The Design Process: How it can take you higher or how it can cause you to crash

in #web7 years ago

space_shuttle.jpg

This article is from March 23, 2016.

The design process is very important to your overall goal. The process that takes place can determine the success or failure of your business or what the goal of your business is at the time.

As a designer/developer, I’ve chosen to implement ZURB’s progressive design method, which I’ve previously written about (https://caglewebsolutions.com/news/progressive-design-method/). It’s not the method that all website designers used. It may not work for everyone. But it works for me and it’s what I personally feel is the best way to go about it.

I try to include the client in the collaborative process as much as possible. Now there comes a time, on occasion, where a client might try to change the process.
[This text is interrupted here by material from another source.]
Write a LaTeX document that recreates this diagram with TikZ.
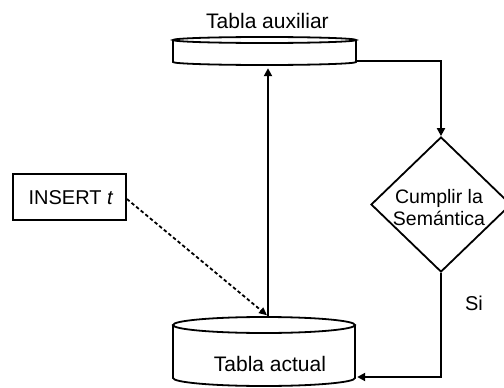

And here’s why it’s a bad thing.

The process is designed specifically to help both you and I succeed at meeting your goal. And to override that process is to override your long-term success.

Let’s look at long-term success and what NASA has done. Remember the space shuttle? NASA used space shuttles through the 80s and 90s and into the 2000s. In 2003, a flaw in the design, one which was actually known about two decades before, caused the Columbia disaster. It was also well known that re-entry was the most dangerous time for the space shuttle. Yet NASA used that as the primary method of manned space exploration for years. Now, not only are we back to using rockets, which have proven to be safer over time, but NASA is relying on other companies to come up with better ideas for space exploration.

Imagine where we’d be at if we just went with the improved rocket designs proposed. We wouldn’t have had two major Space Shuttle disasters. We may have already had what SpaceX is working on, reusable rockets.

When looking at design, we have to think long term. And when once side overrides the design process, we end up looking at the short term. The short term is important, too. The process needs to take care of both as best it can.

What’s going to cost you more in the long run? It’s the design where the process was interrupted and disrespected that will cost more in the long run. A good design will cost more in the short-term, but the benefits will far outweigh whatever you saved by cutting costs and cutting out parts of the design process.